Doing these things represent a huge improvement over last week where the only dissertation work I could manage was to conduct two one-hour interviews. That’s two hours of some huge number of possible working hours. But I was depressed, like want to do nothing depressed. Like taking 4 hours “naps” depressed. And the anxiety meds make me sleepy. I couldn’t stop the cycle.
But over the weekend, the meds increase started to work, and I could make different decisions. On Saturday I sat outside for 90 minutes during a rain storm to watch my daughter play soccer.

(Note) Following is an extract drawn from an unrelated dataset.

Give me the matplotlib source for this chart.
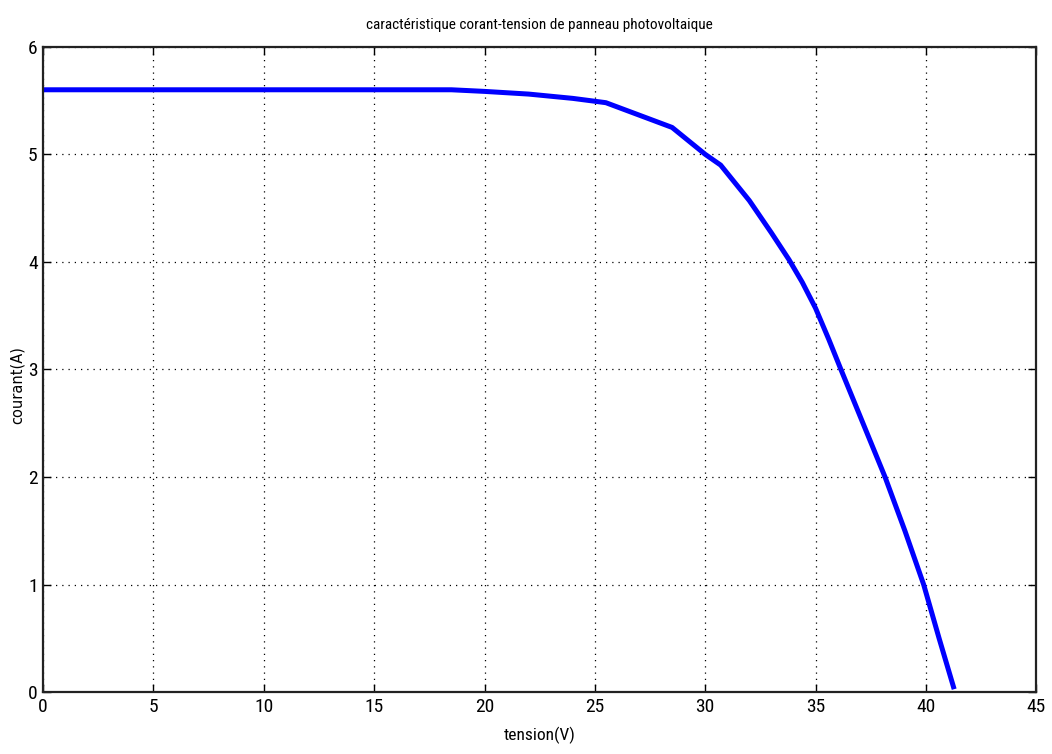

Like, just sit there and get pelted and do so calmly, without the mind chatter of “this sucks,” “we should go sit in the car,” “how much longer can this possibly last,” “omg, I’m so effing wet,” and so on.
On Sunday I cooked THREE meals to take our family of five through the week: chicken and lentils, fried chicken, and pork stew (two of three shown below. The other was still a glob in the crockpot).
And today, instead of worrying about how my kids ate through $60 worth of school snack and school lunch in less than two weeks, I calmly explained to them that they are no longer allowed to order lunch or breakfast unless I specifically tell them they can. I endured the questions of “what if you forget to pack us lunch?” and “what if we are really, really hungry?” with the answer, “then tell them to call your mother.”
Sigh. It’s 7pm and I’m tired. And that was only Day #1. Still need to give baths, read stories, and quiz spelling.
220 more days to go.
And I won’t stop for nothing
P.S. My daughter just made a funny…her dad told her to do something and she just ignored him. I say, “when daddy tells you to do something, you do it.” She says, “But Baby A has a shirt that says ‘Daddy and I agree that Mommy is the boss.‘ So Daddy already knows he’s not the boss, you are!”